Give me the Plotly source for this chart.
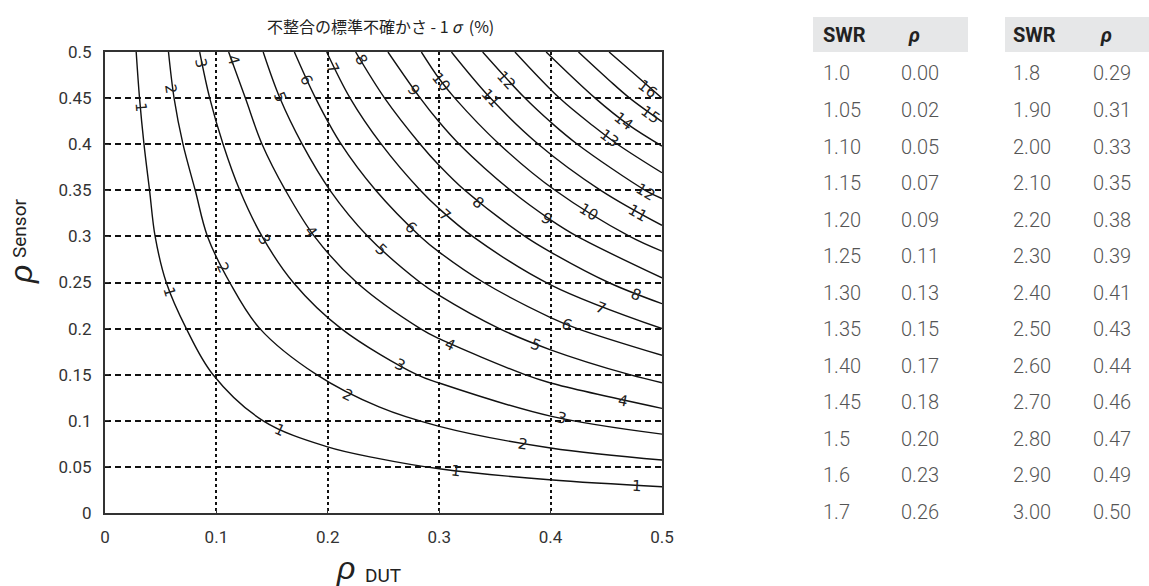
import math
import plotly.graph_objects as go

# ---------------- data ----------------
levels = [1, 2, 3, 4, 5, 6, 7, 8, 9, 10, 11, 12, 13, 14, 15, 16]

rho_dut_1 = [0.028, 0.031, 0.035, 0.040, 0.045, 0.055, 0.073, 0.097, 0.142, 0.199, 0.246, 0.300, 0.399, 0.500]
rho_sen_1 = [0.500, 0.450, 0.400, 0.350, 0.300, 0.250, 0.200, 0.150, 0.100, 0.072, 0.059, 0.048, 0.036, 0.0285]
rho_dut_2 = [0.057, 0.062, 0.070, 0.081, 0.092, 0.112, 0.139, 0.190, 0.246, 0.300, 0.400, 0.500]
rho_sen_2 = [0.500, 0.450, 0.400, 0.350, 0.300, 0.250, 0.200, 0.150, 0.115, 0.094, 0.0705, 0.0575]
rho_dut_3 = [0.085, 0.094, 0.106, 0.121, 0.141, 0.169, 0.212, 0.280, 0.300, 0.400, 0.500]
rho_sen_3 = [0.500, 0.450, 0.400, 0.350, 0.300, 0.250, 0.200, 0.150, 0.141, 0.105, 0.0855]
rho_dut_4 = [0.111, 0.126, 0.141, 0.162, 0.188, 0.226, 0.283, 0.300, 0.377, 0.400, 0.500]
rho_sen_4 = [0.500, 0.450, 0.400, 0.350, 0.300, 0.250, 0.200, 0.189, 0.150, 0.141, 0.1135]
rho_dut_5 = [0.142, 0.157, 0.177, 0.202, 0.236, 0.283, 0.300, 0.354, 0.400, 0.471, 0.500]
rho_sen_5 = [0.500, 0.450, 0.400, 0.350, 0.300, 0.250, 0.236, 0.200, 0.177, 0.150, 0.1413]
rho_dut_6 = [0.170, 0.189, 0.212, 0.243, 0.283, 0.300, 0.340, 0.400, 0.424, 0.500]
rho_sen_6 = [0.500, 0.450, 0.400, 0.350, 0.300, 0.283, 0.250, 0.212, 0.200, 0.171]
rho_dut_7 = [0.199, 0.220, 0.248, 0.283, 0.300, 0.330, 0.400, 0.500]
rho_sen_7 = [0.500, 0.450, 0.400, 0.350, 0.330, 0.300, 0.2475, 0.200]
rho_dut_8 = [0.225, 0.251, 0.283, 0.300, 0.323, 0.377, 0.400, 0.452, 0.500]
rho_sen_8 = [0.500, 0.450, 0.400, 0.377, 0.350, 0.300, 0.283, 0.250, 0.227]
rho_dut_9 = [0.254, 0.283, 0.300, 0.318, 0.364, 0.400, 0.424, 0.500]
rho_sen_9 = [0.500, 0.450, 0.424, 0.400, 0.350, 0.318, 0.300, 0.255]
rho_dut_10 = [0.284, 0.300, 0.314, 0.354, 0.404, 0.471, 0.500]
rho_sen_10 = [0.500, 0.471, 0.450, 0.400, 0.350, 0.300, 0.284]
rho_dut_11 = [0.311, 0.346, 0.389, 0.445, 0.500]
rho_sen_11 = [0.500, 0.450, 0.400, 0.350, 0.312]
rho_dut_12 = [0.339, 0.377, 0.400, 0.424, 0.485, 0.500]
rho_sen_12 = [0.500, 0.450, 0.424, 0.400, 0.350, 0.341]
rho_dut_13 = [0.368, 0.408, 0.438, 0.460, 0.500]
rho_sen_13 = [0.500, 0.450, 0.420, 0.400, 0.369]
rho_dut_14 = [0.396, 0.440, 0.470, 0.500]
rho_sen_14 = [0.500, 0.450, 0.421, 0.398]
rho_dut_15 = [0.425, 0.452, 0.471, 0.500]
rho_sen_15 = [0.500, 0.470, 0.450, 0.4245]
rho_dut_16 = [0.4525, 0.475, 0.500]
rho_sen_16 = [0.500, 0.4765, 0.450]

x_ticks = [0, 0.1, 0.2, 0.3, 0.4, 0.5]
x_tick_text = ["0", "0.1", "0.2", "0.3", "0.4", "0.5"]
y_ticks = [0, 0.05, 0.1, 0.15, 0.2, 0.25, 0.3, 0.35, 0.4, 0.45, 0.5]
y_tick_text = ["0", "0.05", "0.1", "0.15", "0.2", "0.25", "0.3", "0.35", "0.4", "0.45", "0.5"]

swr_left = ["1.0", "1.05", "1.10", "1.15", "1.20", "1.25", "1.30", "1.35", "1.40", "1.45", "1.5", "1.6", "1.7"]
rho_left = ["0.00", "0.02", "0.05", "0.07", "0.09", "0.11", "0.13", "0.15", "0.17", "0.18", "0.20", "0.23", "0.26"]
swr_right = ["1.8", "1.90", "2.00", "2.10", "2.20", "2.30", "2.40", "2.50", "2.60", "2.70", "2.80", "2.90", "3.00"]
rho_right = ["0.29", "0.31", "0.33", "0.35", "0.38", "0.39", "0.41", "0.43", "0.44", "0.46", "0.47", "0.49", "0.50"]

# ---------------- layout helpers (pixel geometry) ----------------
W, H = 1149, 586
PL, PR, PT, PB = 105, 662, 52, 513


def px(x):
    return (x - PL) / (PR - PL)


def py(y):
    return (PB - y) / (PB - PT)


curves_x = [rho_dut_1, rho_dut_2, rho_dut_3, rho_dut_4, rho_dut_5, rho_dut_6, rho_dut_7, rho_dut_8,
            rho_dut_9, rho_dut_10, rho_dut_11, rho_dut_12, rho_dut_13, rho_dut_14, rho_dut_15, rho_dut_16]
curves_y = [rho_sen_1, rho_sen_2, rho_sen_3, rho_sen_4, rho_sen_5, rho_sen_6, rho_sen_7, rho_sen_8,
            rho_sen_9, rho_sen_10, rho_sen_11, rho_sen_12, rho_sen_13, rho_sen_14, rho_sen_15, rho_sen_16]

fig = go.Figure()
for lv, cx, cy in zip(levels, curves_x, curves_y):
    fig.add_trace(go.Scatter(x=cx, y=cy, mode="lines", name=str(lv),
                             line=dict(color="#111111", width=1.4, shape="spline", smoothing=1.0),
                             showlegend=False, hoverinfo="skip"))

# contour labels (positions on curves)
label_pos = [
    (1, 0.032, 0.44), (1, 0.058, 0.24), (1, 0.157, 0.09), (1, 0.315, 0.046), (1, 0.478, 0.0298),
    (2, 0.059, 0.46), (2, 0.106, 0.266), (2, 0.218, 0.128), (2, 0.375, 0.075),
    (3, 0.086, 0.488), (3, 0.143, 0.296), (3, 0.265, 0.16), (3, 0.41, 0.103),
    (4, 0.115, 0.491), (4, 0.185, 0.305), (4, 0.31, 0.182), (4, 0.465, 0.121),
    (5, 0.157, 0.451), (5, 0.248, 0.285), (5, 0.387, 0.182),
    (6, 0.181, 0.47), (6, 0.275, 0.309), (6, 0.415, 0.204),
    (7, 0.205, 0.482), (7, 0.305, 0.323), (7, 0.445, 0.222),
    (8, 0.23, 0.491), (8, 0.335, 0.336), (8, 0.477, 0.236),
    (9, 0.277, 0.459), (9, 0.397, 0.319),
    (10, 0.302, 0.468), (10, 0.434, 0.326),
    (11, 0.346, 0.45), (11, 0.478, 0.325),
    (12, 0.36, 0.47), (12, 0.485, 0.348),
    (13, 0.4525, 0.407), (14, 0.465, 0.425), (15, 0.49, 0.432), (16, 0.487, 0.46),
]
aspect = (PB - PT) / (PR - PL)
annotations = []
for lv, lx, ly in label_pos:
    ang = math.degrees(math.atan(aspect * ly / lx))
    annotations.append(dict(x=lx, y=ly, xref="x", yref="y", text=str(lv), showarrow=False,
                            textangle=ang, font=dict(family="DejaVu Sans", size=15, color="#222222")))

# title
annotations.append(dict(x=px(380), y=py(26), xref="paper", yref="paper",
                        text="不整合の標準不確かさ - 1\u2009<i>σ</i>\u00a0\u00a0(%)", showarrow=False,
                        xanchor="center", yanchor="middle",
                        font=dict(family="Noto Sans CJK JP", size=16, color="#222222")))
# axis titles
annotations.append(dict(x=px(345), y=py(568), xref="paper", yref="paper", text="ρ", showarrow=False,
                        xanchor="center", yanchor="middle",
                        font=dict(family="Liberation Sans", size=32, color="#222222", style="italic")))
annotations.append(dict(x=px(363), y=py(575), xref="paper", yref="paper", text="DUT", showarrow=False,
                        xanchor="left", yanchor="middle",
                        font=dict(family="Roboto", size=19, color="#222222")))
annotations.append(dict(x=px(21), y=py(275), xref="paper", yref="paper", text="ρ", showarrow=False,
                        xanchor="center", yanchor="middle", textangle=-90,
                        font=dict(family="Liberation Sans", size=32, color="#222222", style="italic")))
annotations.append(dict(x=px(20), y=py(229), xref="paper", yref="paper", text="Sensor", showarrow=False,
                        xanchor="center", yanchor="middle", textangle=-90,
                        font=dict(family="Roboto", size=19, color="#222222")))

# table
shapes = [
    dict(type="rect", xref="paper", yref="paper", x0=px(813), x1=px(968), y0=py(52), y1=py(17),
         fillcolor="#e6e7e8", line=dict(width=0), layer="below"),
    dict(type="rect", xref="paper", yref="paper", x0=px(1005), x1=px(1160), y0=py(52), y1=py(17),
         fillcolor="#e6e7e8", line=dict(width=0), layer="below"),
]
col_x = [821, 899, 1011, 1091]
hdr_font = dict(family="Roboto", size=20, color="#222222", weight="bold")
for cx, txt in [(col_x[0], "SWR"), (col_x[1] + 7, "<i>ρ</i>"), (col_x[2], "SWR"), (col_x[3] + 7, "<i>ρ</i>")]:
    annotations.append(dict(x=px(cx), y=py(35), xref="paper", yref="paper", text=txt, showarrow=False,
                            xanchor="left", yanchor="middle", font=hdr_font))
val_font = dict(family="Roboto", size=20, color="#555555", weight=300)
row0, row_step = 73.5, 36.5
for i in range(len(swr_left)):
    yy = py(row0 + i * row_step)
    for cx, txt in [(col_x[0], swr_left[i]), (col_x[1], rho_left[i]),
                    (col_x[2], swr_right[i]), (col_x[3], rho_right[i])]:
        annotations.append(dict(x=px(cx), y=yy, xref="paper", yref="paper", text=txt, showarrow=False,
                                xanchor="left", yanchor="middle", font=val_font))

fig.update_layout(
    width=W, height=H, autosize=False,
    margin=dict(l=PL, r=W - PR, t=PT, b=H - PB, pad=0),
    paper_bgcolor="white", plot_bgcolor="white",
    showlegend=False,
    annotations=annotations,
    shapes=shapes,
    xaxis=dict(range=[0, 0.5], tickvals=x_ticks, ticktext=x_tick_text,
               showgrid=True, gridcolor="#111111", gridwidth=1.5, griddash="3px,3px",
               showline=True, linecolor="#333333", linewidth=2, mirror=True,
               ticks="inside", ticklen=4, tickcolor="#333333", zeroline=False,
               tickfont=dict(family="Roboto", size=17, color="#333333"), ticklabelstandoff=8),
    yaxis=dict(range=[0, 0.5], tickvals=y_ticks, ticktext=y_tick_text,
               showgrid=True, gridcolor="#111111", gridwidth=1.5, griddash="6px,4px",
               showline=True, linecolor="#333333", linewidth=2, mirror=True,
               ticks="inside", ticklen=4, tickcolor="#333333", zeroline=False,
               tickfont=dict(family="Roboto", size=17, color="#333333"), ticklabelstandoff=8),
)

fig.write_html("out.html", config={"displayModeBar": False},
               post_script="document.body.style.margin='0px';document.body.style.overflow='hidden';")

----------

> [WHAT TO DO]: Copy nothing but the lines from the first one in the listing through the line with "14, 15, 16]", and omit the pictures.

> [RESULT OF THE EXERCISE]:
Give me the Plotly source for this chart.
import math
import plotly.graph_objects as go

# ---------------- data ----------------
levels = [1, 2, 3, 4, 5, 6, 7, 8, 9, 10, 11, 12, 13, 14, 15, 16]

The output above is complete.